Indiegogo darling, Eva, the self-professed "truly wearable couples' vibrator," recently broke crowdfunding records, and raised $806,472 on a $200,000 goal. Meanwhile, the sex toy industry is booming with $15 billion in annual revenue according to Statistic Brain. Sex toys are big business, but if Lovely's crowdfunding failure is any indication, male-centric sex tracking isn't the wave of the future.



The company claims "Lovely monitors your body movements during sex and sends this data to the Lovely App." It tracks speed, duration, g-force and calories burned and uses that information to "provide you with personalized, sex related ideas and suggestions." It also acts as the digital equivalent of one of those Kama Sutra black light posters you find at mall novelty shops, providing illustrated suggestions for new sex positions based on your previous behavior. Perhaps the only truly helpful bit of information to be gleaned from the app is calories burned, a metric you can get from myriad fitness trackers.

The Sexfit meanwhile adds the ridiculously useless "thrusts per minute" to the mix and allows users to "share and compare their favorite sessions and impressive individual milestones with their peers on social media." Because, you know, your Facebook friends are dying to know how the motion in your ocean stacks up.
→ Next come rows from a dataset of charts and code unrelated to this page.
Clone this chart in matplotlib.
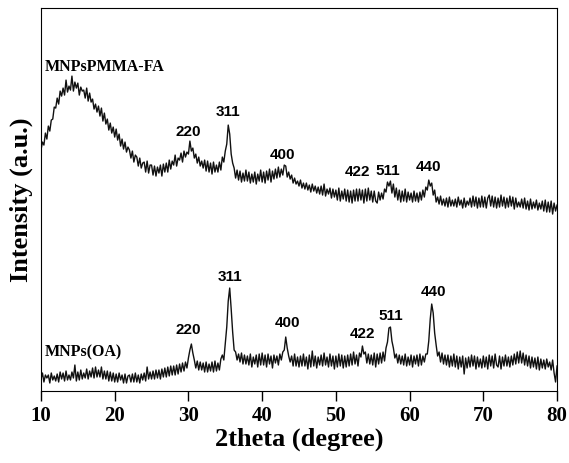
import matplotlib.pyplot as plt
import numpy as np

# 2theta grid, 10 to 80 degrees in 0.2 degree steps
two_theta = np.round(np.arange(10.0, 80.01, 0.2), 1)

# MNPsPMMA-FA (upper trace), intensity in a.u.
pmma_fa = [
    241, 249, 246, 258, 252, 265, 260, 271, 272, 284,
    283, 293, 287, 300, 295, 303, 296, 311, 299, 305,
    301, 315, 300, 309, 303, 308, 296, 304, 300, 301,
    293, 303, 290, 298, 289, 292, 282, 287, 279, 285,
    275, 283, 270, 278, 267, 272, 261, 268, 258, 264,
    254, 262, 251, 257, 245, 252, 242, 249, 239, 244,
    241, 233, 240, 229, 236, 234, 225, 233, 223, 228,
    229, 219, 230, 218, 226, 226, 216, 225, 215, 224,
    218, 226, 215, 227, 219, 228, 219, 231, 222, 230,
    226, 236, 225, 233, 231, 238, 229, 240, 234, 239,
    237, 250, 240, 243, 233, 237, 228, 234, 225, 230,
    223, 231, 220, 230, 219, 228, 217, 229, 219, 226,
    219, 229, 221, 234, 229, 240, 247, 266, 257, 237,
    228, 223, 213, 221, 211, 220, 209, 218, 210, 221,
    210, 219, 208, 217, 209, 219, 207, 217, 210, 221,
    209, 219, 208, 220, 211, 222, 209, 220, 212, 222,
    213, 224, 214, 222, 216, 226, 225, 214, 219, 212,
    216, 208, 213, 207, 210, 205, 211, 203, 208, 202,
    208, 201, 206, 199, 207, 200, 205, 198, 204, 197,
    205, 196, 207, 195, 202, 197, 203, 193, 202, 194,
    201, 191, 203, 190, 200, 192, 202, 190, 201, 189,
    200, 188, 201, 190, 202, 190, 202, 191, 201, 188,
    202, 190, 203, 191, 200, 189, 200, 190, 188, 199,
    191, 198, 192, 202, 199, 209, 205, 210, 198, 207,
    194, 203, 191, 201, 189, 200, 190, 202, 189, 199,
    191, 198, 189, 200, 190, 198, 189, 199, 191, 201,
    194, 204, 201, 211, 205, 208, 196, 201, 189, 194,
    187, 195, 186, 192, 185, 193, 184, 194, 185, 191,
    185, 192, 184, 194, 186, 191, 183, 193, 184, 190,
    186, 193, 184, 195, 185, 194, 183, 193, 184, 195,
    184, 194, 183, 193, 196, 185, 195, 184, 194, 183,
    193, 184, 196, 185, 194, 183, 193, 184, 195, 185,
    194, 182, 193, 184, 189, 184, 192, 183, 193, 182,
    190, 181, 192, 182, 189, 183, 191, 181, 188, 182,
    190, 180, 191, 179, 189, 179, 190, 177, 188, 180,
    186,
]

# MNPs(OA) (lower trace), intensity in a.u.
mnps_oa = [
    12, 18, 9, 16, 13, 16, 8, 18, 11, 15,
    10, 17, 9, 19, 12, 18, 10, 20, 11, 16,
    11, 19, 13, 26, 10, 19, 11, 21, 12, 18,
    13, 22, 12, 20, 14, 23, 13, 24, 14, 21,
    14, 24, 12, 20, 12, 20, 10, 19, 10, 18,
    9, 17, 9, 18, 11, 16, 8, 17, 8, 15,
    16, 9, 17, 9, 18, 9, 16, 8, 17, 11,
    18, 10, 24, 12, 19, 12, 20, 12, 21, 13,
    21, 12, 22, 14, 23, 14, 24, 15, 25, 16,
    25, 16, 26, 17, 27, 19, 28, 20, 29, 23,
    33, 41, 47, 38, 31, 23, 30, 21, 29, 21,
    28, 19, 29, 19, 27, 20, 29, 19, 30, 20,
    28, 21, 32, 36, 31, 48, 64, 90, 103, 82,
    59, 41, 39, 31, 37, 29, 38, 27, 36, 27,
    35, 26, 37, 24, 34, 27, 36, 24, 37, 26,
    38, 26, 36, 24, 37, 27, 35, 23, 36, 28,
    35, 26, 37, 31, 39, 41, 54, 43, 35, 29,
    35, 25, 37, 25, 34, 24, 35, 25, 37, 25,
    34, 22, 36, 24, 40, 25, 35, 23, 34, 26,
    36, 25, 38, 26, 34, 24, 37, 25, 35, 22,
    35, 24, 37, 25, 36, 23, 35, 24, 36, 25,
    37, 26, 39, 27, 36, 25, 38, 34, 45, 37,
    39, 28, 37, 27, 36, 26, 38, 24, 37, 27,
    38, 28, 39, 30, 43, 49, 63, 64, 50, 43,
    33, 37, 28, 36, 27, 35, 26, 37, 25, 34,
    26, 36, 24, 35, 27, 36, 25, 37, 26, 35,
    29, 37, 37, 50, 72, 87, 78, 58, 46, 35,
    39, 29, 38, 27, 36, 26, 36, 24, 35, 25,
    37, 24, 35, 22, 34, 24, 35, 17, 33, 23,
    34, 24, 36, 25, 35, 22, 34, 24, 32, 23,
    35, 24, 34, 22, 36, 25, 35, 23, 37, 26,
    24, 35, 22, 34, 25, 36, 25, 34, 24, 35,
    26, 37, 27, 39, 28, 40, 28, 38, 26, 36,
    25, 35, 23, 34, 24, 33, 22, 34, 21, 32,
    23, 31, 22, 32, 24, 29, 21, 31, 18, 9,
    25,
]

# peak labels (hkl), position in 2theta and label height
hkl = ['220', '311', '400', '422', '511', '440']
top_lab_x = [29.95, 35.4, 42.8, 53.0, 57.1, 62.5]
top_lab_y = [259, 279, 236, 219, 220, 224]
bot_lab_x = [29.95, 35.6, 43.4, 53.6, 57.5, 63.2]
bot_lab_y = [61, 114, 68, 57, 75, 99]

fig = plt.figure(figsize=(5.69, 4.63), dpi=100)
ax = fig.add_axes([0.072, 0.1555, 0.907, 0.827])

ax.plot(two_theta, pmma_fa, color='#111111', lw=1.0)
ax.plot(two_theta, mnps_oa, color='#111111', lw=1.0)

for lab, x, y in zip(hkl, top_lab_x, top_lab_y):
    ax.text(x, y, lab, ha='center', va='center', fontsize=11,
            fontweight='bold', family='Liberation Sans')
for lab, x, y in zip(hkl, bot_lab_x, bot_lab_y):
    ax.text(x, y, lab, ha='center', va='center', fontsize=11,
            fontweight='bold', family='Liberation Sans')

ax.text(10.5, 324, 'MNPsPMMA-FA', ha='left', va='center', fontsize=11.5,
        fontweight='bold', family='Liberation Serif')
ax.text(10.5, 39, 'MNPs(OA)', ha='left', va='center', fontsize=11.5,
        fontweight='bold', family='Liberation Serif')

ax.set_xlim(10, 80)
ax.set_ylim(0, 383)
ax.set_xticks(range(10, 81, 10))
ax.set_yticks([])
ax.tick_params(axis='x', direction='out', length=7, width=1, pad=4)
for lab in ax.get_xticklabels():
    lab.set_family('Liberation Serif')
    lab.set_fontweight('bold')
    lab.set_fontsize(15)

ax.set_xlabel('2theta (degree)', family='Liberation Serif', fontweight='bold',
              fontsize=19, labelpad=1)
ax.set_ylabel('Intensity (a.u.)', family='Liberation Serif', fontweight='bold',
              fontsize=19, labelpad=6)

fig.savefig('out.png', dpi=100)
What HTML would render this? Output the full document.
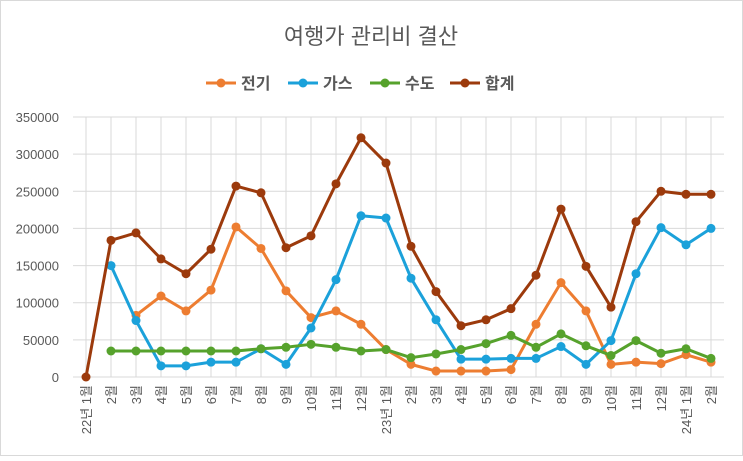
<!DOCTYPE html>
<html><head><meta charset="utf-8"><style>
body{margin:0;background:#fff;}
svg text{font-family:"Liberation Sans","Noto Sans CJK KR",sans-serif;}
</style></head><body>
<svg id="chart" width="743" height="456">
<rect x="0.5" y="0.5" width="742" height="455" fill="#fff" stroke="#d9d9d9"/>
<text x="371" y="44" text-anchor="middle" font-size="22" fill="#595959">여행가 관리비 결산</text>
<g id="grid"></g>
<g id="yticks"></g>
<g id="xticks"></g>
<g id="series"></g>
<g id="legend"></g>
</svg>
<script>
const categories=["22년 1월","2월","3월","4월","5월","6월","7월","8월","9월","10월","11월","12월","23년 1월","2월","3월","4월","5월","6월","7월","8월","9월","10월","11월","12월","24년 1월","2월"];
const elec=[null,null,83000,109000,89000,117000,202000,173000,116000,80000,89000,71000,37000,17000,8000,8000,8000,10000,71000,127000,89000,17000,20000,18000,30000,20000];
const gas=[null,150000,76000,15000,15000,20000,20000,38000,17000,66000,131000,217000,214000,133000,77000,24000,24000,25000,25000,41000,17000,49000,139000,201000,178000,200000];
const water=[null,35000,35000,35000,35000,35000,35000,38000,40000,44000,40000,35000,37000,26000,31000,37000,45000,56000,40000,58000,42000,29000,49000,32000,38000,25000];
const total=[0,184000,194000,159000,139000,172000,257000,248000,174000,190000,260000,322000,288000,176000,115000,69000,77000,92000,137000,226000,149000,94000,209000,250000,246000,246000];
const yTicks=[0,50000,100000,150000,200000,250000,300000,350000];
const seriesNames=["전기","가스","수도","합계"];
const NS="http://www.w3.org/2000/svg";
const x0=86,dx=25,yBase=377,yTop=117,yMax=350000;
const xs=i=>x0+dx*i;
const ys=v=>yBase-(v/yMax)*(yBase-yTop);
function mk(tag,attrs,parent){const e=document.createElementNS(NS,tag);for(const k in attrs)e.setAttribute(k,attrs[k]);parent.appendChild(e);return e;}
const grid=document.getElementById('grid'),yt=document.getElementById('yticks'),xt=document.getElementById('xticks'),sg=document.getElementById('series'),lg=document.getElementById('legend');
yTicks.forEach(t=>{
  const l=mk('line',{x1:73,x2:724,y1:ys(t),y2:ys(t),stroke:'#d9d9d9','stroke-width':1},grid);
  
  
  const tx=mk('text',{x:59,y:ys(t)+5,'text-anchor':'end','font-size':13,fill:'#595959'},yt);
  tx.textContent=t;
  
  
});
categories.forEach((c,i)=>{
  const l=mk('line',{x1:xs(i),x2:xs(i),y1:yTop,y2:yBase,stroke:'#d9d9d9','stroke-width':1},grid);
  
  
  const tx=mk('text',{x:0,y:0,'text-anchor':'end','font-size':13,fill:'#595959',transform:`translate(${xs(i)+5},${yBase+8}) rotate(-90)`},xt);
  tx.textContent=c;
  
  
});
const colors=["#ED7D31","#1BA1DA","#56A22C","#9C3A0C"];
const data=[elec,gas,water,total];
data.forEach((arr,si)=>{
  const g=mk('g',{},sg);
  
  
  let d='';
  arr.forEach((v,i)=>{if(v===null)return;d+=(d?'L':'M')+xs(i)+','+ys(v);});
  const p=mk('path',{d:d,fill:'none',stroke:colors[si],'stroke-width':3,'stroke-linejoin':'round'},g);
  
  
  arr.forEach((v,i)=>{if(v===null)return;
    const c=mk('circle',{cx:xs(i),cy:ys(v),r:4.5,fill:colors[si]},g);
    
    
  });
});
const lx=[206,288,370,450];
seriesNames.forEach((n,i)=>{
  const g=mk('g',{},lg);
  
  
  mk('line',{x1:lx[i],x2:lx[i]+30,y1:83,y2:83,stroke:colors[i],'stroke-width':3},g);
  mk('circle',{cx:lx[i]+15,cy:83,r:4.5,fill:colors[i]},g);
  const t=mk('text',{x:lx[i]+35,y:89,'font-size':16,'font-weight':'bold',fill:'#595959'},g);
  t.textContent=n;
});
</script>
</body></html>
According to Gartner, wearable fitness tracking device shipments reached 70 million in 2014. While the accuracy of these devices varies slightly and their usefulness has been called into question, studies have shown that they're great motivational tools... at least for a time. The Huffington Post published a story in July saying that only half of Fitbit's 20 million users were still active in the first quarter of 2015. And Fitbit and its competitors are actually solving a problem. I still haven't figured out why I need to know the g-force of my penis.

While Bondara has yet to release pricing information, Lovely would tentatively retail for $169. That's a lot to ask for a sustained boner, a little clitoral stimulation and a handful of useless metrics. The bestselling vibrating cock rings at popular sex toy retailer Good Vibrations cost between $8 and $25 by comparison. They may not connect to a fancy app that tells you when your lover is close by and ready to get it on a la Lovely, but if you need an app to tell you that, you're probably not having a whole lot of sex in the first place.

So you won't find a smartphone-connected cock ring under the Christmas tree this year. In fact, the quantified cock may be little more than a poorly executed wet dream, but, really, you're probably better off with a truck stop French tickler, anyway.